#### Exercise
Restate the whole of the material. Keep every word, and drop the pictures.

───── Data extract

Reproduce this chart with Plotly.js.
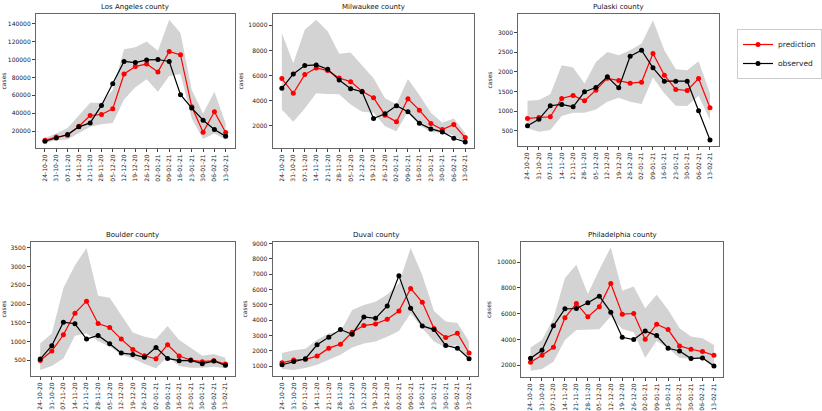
<!DOCTYPE html>
<html>
<head>
<meta charset="utf-8">
<script src="https://cdn.plot.ly/plotly-3.0.1.min.js"></script>
<style>html,body{margin:0;padding:0;background:#fff;}#chart{width:822px;height:411px;}</style>
</head>
<body>
<div id="chart"></div>
<script>
const dates = ["24-10-20","31-10-20","07-11-20","14-11-20","21-11-20","28-11-20","05-12-20","12-12-20","19-12-20","26-12-20","02-01-21","09-01-21","16-01-21","23-01-21","30-01-21","06-02-21","13-02-21"];

const countyNames = ["Los Angeles county","Milwaukee county","Pulaski county","Boulder county","Duval county","Philadelphia county"];

const laObs  = [8800,12500,16300,24900,29300,48800,73100,97800,96600,99600,100000,97800,60700,45800,32300,21900,14400];
const laPred = [9900,13600,15500,25600,37600,38700,45000,83900,92100,95100,86200,109000,105200,47300,18900,41700,18500];
const laUp   = [12500,17400,23700,38000,51800,51800,66000,111600,113800,120200,109700,144500,129500,66000,39800,64100,28600];
const laLow  = [6900,9900,10700,17400,24900,27900,29300,55500,69000,78000,64100,81700,83900,34200,11400,17400,10700];

const miObs  = [4990,6130,6800,6850,6510,5650,4960,4720,2590,2960,3600,3120,2210,1760,1520,1010,720];
const miPred = [5760,4590,6080,6610,6400,5810,5520,4750,4240,2850,2320,4160,3250,2190,1710,2110,1070];
const miUp   = [9390,6990,9650,10450,9520,7730,7840,6850,5790,4190,3730,5730,4450,3040,2240,2590,1440];
const miLow  = [3310,2320,3390,4590,4530,4510,3710,3120,3040,1970,1570,3120,2050,1520,1440,1250,640];

const puObs  = [627,790,1136,1170,1110,1492,1602,1873,1593,2398,2551,2102,1763,1763,1763,1008,263];
const puPred = [813,839,856,1322,1398,1263,1534,1839,1780,1712,1737,2466,1915,1551,1525,1831,1085];
const puUp   = [1263,1280,1432,2170,2110,1703,2254,2509,2424,2551,2720,3314,2551,2068,2042,2271,1449];
const puLow  = [560,475,517,873,958,958,1042,1237,1339,1237,1178,1856,1449,1136,1127,1390,771];

const boObs  = [535,889,1518,1474,1066,1164,942,695,659,580,845,553,491,500,412,482,367];
const boPred = [495,748,1181,1757,2075,1482,1376,1066,792,624,544,916,615,509,465,491,403];
const boUp   = [951,1217,2429,3031,3491,2217,2164,1704,1243,1128,1066,1412,1040,836,624,668,571];
const boLow  = [243,350,553,1155,1217,1013,863,659,553,403,288,597,350,305,305,332,288];

const duObs  = [1087,1304,1477,2388,2886,3385,3081,4209,4122,4924,6897,4772,3623,3385,2344,2171,1477];
const duPred = [1217,1390,1434,1650,2171,2431,3211,3645,3753,4057,4599,6073,5163,3450,2864,3146,1846];
const duUp   = [1846,2041,2127,2713,3146,3255,4664,4989,5206,5683,6398,8718,6940,4599,3905,3818,2604];
const duLow  = [805,740,870,1087,1412,1737,2214,2474,2604,2908,3298,4447,3472,2604,2214,2388,1304];

const phObs  = [2544,3165,5055,6375,6401,6841,7359,6117,4175,3994,4667,4304,3320,3113,2518,2570,1948];
const phPred = [2233,2777,3398,5676,6790,5754,6531,8343,5961,6013,4019,5184,4770,3502,3243,3062,2777];
const phUp   = [3372,3968,5650,8757,9793,7515,9405,11139,7773,8110,6427,7463,6298,4874,4227,4097,3579];
const phLow  = [1586,1715,2285,3968,4744,4770,4796,5780,4822,4563,2595,3890,3320,2595,2492,2544,1767];

const yRanges = [[1300,150800],[240,10900],[110,3475],[84,3651],[350,9108],[1094,11553]];
const yTicks = [
  [20000,40000,60000,80000,100000,120000,140000],
  [2000,4000,6000,8000,10000],
  [500,1000,1500,2000,2500,3000],
  [500,1000,1500,2000,2500,3000,3500],
  [1000,2000,3000,4000,5000,6000,7000,8000,9000],
  [2000,4000,6000,8000,10000]
];

const series = [
  [laObs,laPred,laUp,laLow],
  [miObs,miPred,miUp,miLow],
  [puObs,puPred,puUp,puLow],
  [boObs,boPred,boUp,boLow],
  [duObs,duPred,duUp,duLow],
  [phObs,phPred,phUp,phLow]
];

// pixel boxes [left,right,top,bottom]
const boxes = [
  [36,235,14,148],[273,475,14,148],[519,720,14,146],
  [31,235,242,376],[273,479,242,376],[522,724,242,377]
];
const W = 822, H = 411;

const traces = [];
const layout = {
  width: W, height: H,
  margin: {l:0,r:0,t:0,b:0},
  paper_bgcolor: '#fff', plot_bgcolor: '#fff',
  font: {family: 'DejaVu Sans', size: 6, color: '#222'},
  showlegend: true,
  legend: {x: 738/W, y: 1-54/H, xanchor: 'left', yanchor: 'middle',
           bordercolor: '#ccc', borderwidth: 1, bgcolor: '#fff',
           traceorder: 'normal',
           font: {size: 7.5, family: 'DejaVu Sans', color: '#222'},
           tracegroupgap: 0, itemwidth: 30},
  annotations: []
};

series.forEach((s, i) => {
  const n = i === 0 ? '' : String(i+1);
  const xa = 'x' + n, ya = 'y' + n;
  const [obs, pred, up, low] = s;
  traces.push({x: dates, y: low, xaxis: xa, yaxis: ya, mode: 'lines',
    line: {width: 0, color: 'rgba(0,0,0,0)'}, showlegend: false, hoverinfo: 'skip'});
  traces.push({x: dates, y: up, xaxis: xa, yaxis: ya, mode: 'lines', fill: 'tonexty',
    fillcolor: '#d3d3d3', line: {width: 0, color: 'rgba(0,0,0,0)'}, showlegend: false, hoverinfo: 'skip'});
  traces.push({x: dates, y: pred, xaxis: xa, yaxis: ya, mode: 'lines+markers', name: 'prediction',
    line: {color: 'red', width: 1.2}, marker: {color: 'red', size: 5}, showlegend: i === 0});
  traces.push({x: dates, y: obs, xaxis: xa, yaxis: ya, mode: 'lines+markers', name: 'observed',
    line: {color: 'black', width: 1.2}, marker: {color: 'black', size: 5}, showlegend: i === 0});

  const b = boxes[i];
  const xd = [b[0]/W, b[1]/W], yd = [1-b[3]/H, 1-b[2]/H];
  layout['xaxis' + n] = {
    domain: xd, anchor: ya, type: 'category', range: [-0.8, 16.8],
    showgrid: false, zeroline: false, showline: true, mirror: true,
    linecolor: '#666', linewidth: 1, ticks: 'outside', ticklen: 3, tickcolor: '#444',
    tickangle: -90, tickfont: {size: 6, family: 'DejaVu Sans', color: '#222'}, fixedrange: true
  };
  layout['yaxis' + n] = {
    domain: yd, anchor: xa, range: yRanges[i], tickvals: yTicks[i],
    ticktext: yTicks[i].map(String),
    showgrid: false, zeroline: false, showline: true, mirror: true,
    linecolor: '#666', linewidth: 1, ticks: 'outside', ticklen: 3, tickcolor: '#444',
    tickfont: {size: 6, family: 'DejaVu Sans', color: '#222'},
    title: {text: 'cases', font: {size: 6, family: 'DejaVu Sans', color: '#222'}, standoff: 4},
    fixedrange: true
  };
  layout.annotations.push({
    text: countyNames[i], xref: 'paper', yref: 'paper',
    x: (xd[0]+xd[1])/2, y: yd[1], xanchor: 'center', yanchor: 'bottom', yshift: 1,
    showarrow: false, font: {size: 7, family: 'DejaVu Sans', color: '#111'}
  });
});

Plotly.newPlot('chart', traces, layout, {displayModeBar: false, staticPlot: true});
</script>
</body>
</html>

──────────

#### Exercise solution
Reproduce this chart with Plotly.js.
<!DOCTYPE html>
<html>
<head>
<meta charset="utf-8">
<script src="https://cdn.plot.ly/plotly-3.0.1.min.js"></script>
<style>html,body{margin:0;padding:0;background:#fff;}#chart{width:822px;height:411px;}</style>
</head>
<body>
<div id="chart"></div>
<script>
const dates = ["24-10-20","31-10-20","07-11-20","14-11-20","21-11-20","28-11-20","05-12-20","12-12-20","19-12-20","26-12-20","02-01-21","09-01-21","16-01-21","23-01-21","30-01-21","06-02-21","13-02-21"];

const countyNames = ["Los Angeles county","Milwaukee county","Pulaski county","Boulder county","Duval county","Philadelphia county"];

const laObs  = [8800,12500,16300,24900,29300,48800,73100,97800,96600,99600,100000,97800,60700,45800,32300,21900,14400];
const laPred = [9900,13600,15500,25600,37600,38700,45000,83900,92100,95100,86200,109000,105200,47300,18900,41700,18500];
const laUp   = [12500,17400,23700,38000,51800,51800,66000,111600,113800,120200,109700,144500,129500,66000,39800,64100,28600];
const laLow  = [6900,9900,10700,17400,24900,27900,29300,55500,69000,78000,64100,81700,83900,34200,11400,17400,10700];

const miObs  = [4990,6130,6800,6850,6510,5650,4960,4720,2590,2960,3600,3120,2210,1760,1520,1010,720];
const miPred = [5760,4590,6080,6610,6400,5810,5520,4750,4240,2850,2320,4160,3250,2190,1710,2110,1070];
const miUp   = [9390,6990,9650,10450,9520,7730,7840,6850,5790,4190,3730,5730,4450,3040,2240,2590,1440];
const miLow  = [3310,2320,3390,4590,4530,4510,3710,3120,3040,1970,1570,3120,2050,1520,1440,1250,640];

const puObs  = [627,790,1136,1170,1110,1492,1602,1873,1593,2398,2551,2102,1763,1763,1763,1008,263];
const puPred = [813,839,856,1322,1398,1263,1534,1839,1780,1712,1737,2466,1915,1551,1525,1831,1085];
const puUp   = [1263,1280,1432,2170,2110,1703,2254,2509,2424,2551,2720,3314,2551,2068,2042,2271,1449];
const puLow  = [560,475,517,873,958,958,1042,1237,1339,1237,1178,1856,1449,1136,1127,1390,771];

const boObs  = [535,889,1518,1474,1066,1164,942,695,659,580,845,553,491,500,412,482,367];
const boPred = [495,748,1181,1757,2075,1482,1376,1066,792,624,544,916,615,509,465,491,403];
const boUp   = [951,1217,2429,3031,3491,2217,2164,1704,1243,1128,1066,1412,1040,836,624,668,571];
const boLow  = [243,350,553,1155,1217,1013,863,659,553,403,288,597,350,305,305,332,288];

const duObs  = [1087,1304,1477,2388,2886,3385,3081,4209,4122,4924,6897,4772,3623,3385,2344,2171,1477];
const duPred = [1217,1390,1434,1650,2171,2431,3211,3645,3753,4057,4599,6073,5163,3450,2864,3146,1846];
const duUp   = [1846,2041,2127,2713,3146,3255,4664,4989,5206,5683,6398,8718,6940,4599,3905,3818,2604];
const duLow  = [805,740,870,1087,1412,1737,2214,2474,2604,2908,3298,4447,3472,2604,2214,2388,1304];

const phObs  = [2544,3165,5055,6375,6401,6841,7359,6117,4175,3994,4667,4304,3320,3113,2518,2570,1948];
const phPred = [2233,2777,3398,5676,6790,5754,6531,8343,5961,6013,4019,5184,4770,3502,3243,3062,2777];
const phUp   = [3372,3968,5650,8757,9793,7515,9405,11139,7773,8110,6427,7463,6298,4874,4227,4097,3579];
const phLow  = [1586,1715,2285,3968,4744,4770,4796,5780,4822,4563,2595,3890,3320,2595,2492,2544,1767];

const yRanges = [[1300,150800],[240,10900],[110,3475],[84,3651],[350,9108],[1094,11553]];
const yTicks = [
  [20000,40000,60000,80000,100000,120000,140000],
  [2000,4000,6000,8000,10000],
  [500,1000,1500,2000,2500,3000],
  [500,1000,1500,2000,2500,3000,3500],
  [1000,2000,3000,4000,5000,6000,7000,8000,9000],
  [2000,4000,6000,8000,10000]
];

const series = [
  [laObs,laPred,laUp,laLow],
  [miObs,miPred,miUp,miLow],
  [puObs,puPred,puUp,puLow],
  [boObs,boPred,boUp,boLow],
  [duObs,duPred,duUp,duLow],
  [phObs,phPred,phUp,phLow]
];

// pixel boxes [left,right,top,bottom]
const boxes = [
  [36,235,14,148],[273,475,14,148],[519,720,14,146],
  [31,235,242,376],[273,479,242,376],[522,724,242,377]
];
const W = 822, H = 411;

const traces = [];
const layout = {
  width: W, height: H,
  margin: {l:0,r:0,t:0,b:0},
  paper_bgcolor: '#fff', plot_bgcolor: '#fff',
  font: {family: 'DejaVu Sans', size: 6, color: '#222'},
  showlegend: true,
  legend: {x: 738/W, y: 1-54/H, xanchor: 'left', yanchor: 'middle',
           bordercolor: '#ccc', borderwidth: 1, bgcolor: '#fff',
           traceorder: 'normal',
           font: {size: 7.5, family: 'DejaVu Sans', color: '#222'},
           tracegroupgap: 0, itemwidth: 30},
  annotations: []
};

series.forEach((s, i) => {
  const n = i === 0 ? '' : String(i+1);
  const xa = 'x' + n, ya = 'y' + n;
  const [obs, pred, up, low] = s;
  traces.push({x: dates, y: low, xaxis: xa, yaxis: ya, mode: 'lines',
    line: {width: 0, color: 'rgba(0,0,0,0)'}, showlegend: false, hoverinfo: 'skip'});
  traces.push({x: dates, y: up, xaxis: xa, yaxis: ya, mode: 'lines', fill: 'tonexty',
    fillcolor: '#d3d3d3', line: {width: 0, color: 'rgba(0,0,0,0)'}, showlegend: false, hoverinfo: 'skip'});
  traces.push({x: dates, y: pred, xaxis: xa, yaxis: ya, mode: 'lines+markers', name: 'prediction',
    line: {color: 'red', width: 1.2}, marker: {color: 'red', size: 5}, showlegend: i === 0});
  traces.push({x: dates, y: obs, xaxis: xa, yaxis: ya, mode: 'lines+markers', name: 'observed',
    line: {color: 'black', width: 1.2}, marker: {color: 'black', size: 5}, showlegend: i === 0});

  const b = boxes[i];
  const xd = [b[0]/W, b[1]/W], yd = [1-b[3]/H, 1-b[2]/H];
  layout['xaxis' + n] = {
    domain: xd, anchor: ya, type: 'category', range: [-0.8, 16.8],
    showgrid: false, zeroline: false, showline: true, mirror: true,
    linecolor: '#666', linewidth: 1, ticks: 'outside', ticklen: 3, tickcolor: '#444',
    tickangle: -90, tickfont: {size: 6, family: 'DejaVu Sans', color: '#222'}, fixedrange: true
  };
  layout['yaxis' + n] = {
    domain: yd, anchor: xa, range: yRanges[i], tickvals: yTicks[i],
    ticktext: yTicks[i].map(String),
    showgrid: false, zeroline: false, showline: true, mirror: true,
    linecolor: '#666', linewidth: 1, ticks: 'outside', ticklen: 3, tickcolor: '#444',
    tickfont: {size: 6, family: 'DejaVu Sans', color: '#222'},
    title: {text: 'cases', font: {size: 6, family: 'DejaVu Sans', color: '#222'}, standoff: 4},
    fixedrange: true
  };
  layout.annotations.push({
    text: countyNames[i], xref: 'paper', yref: 'paper',
    x: (xd[0]+xd[1])/2, y: yd[1], xanchor: 'center', yanchor: 'bottom', yshift: 1,
    showarrow: false, font: {size: 7, family: 'DejaVu Sans', color: '#111'}
  });
});

Plotly.newPlot('chart', traces, layout, {displayModeBar: false, staticPlot: true});
</script>
</body>
</html>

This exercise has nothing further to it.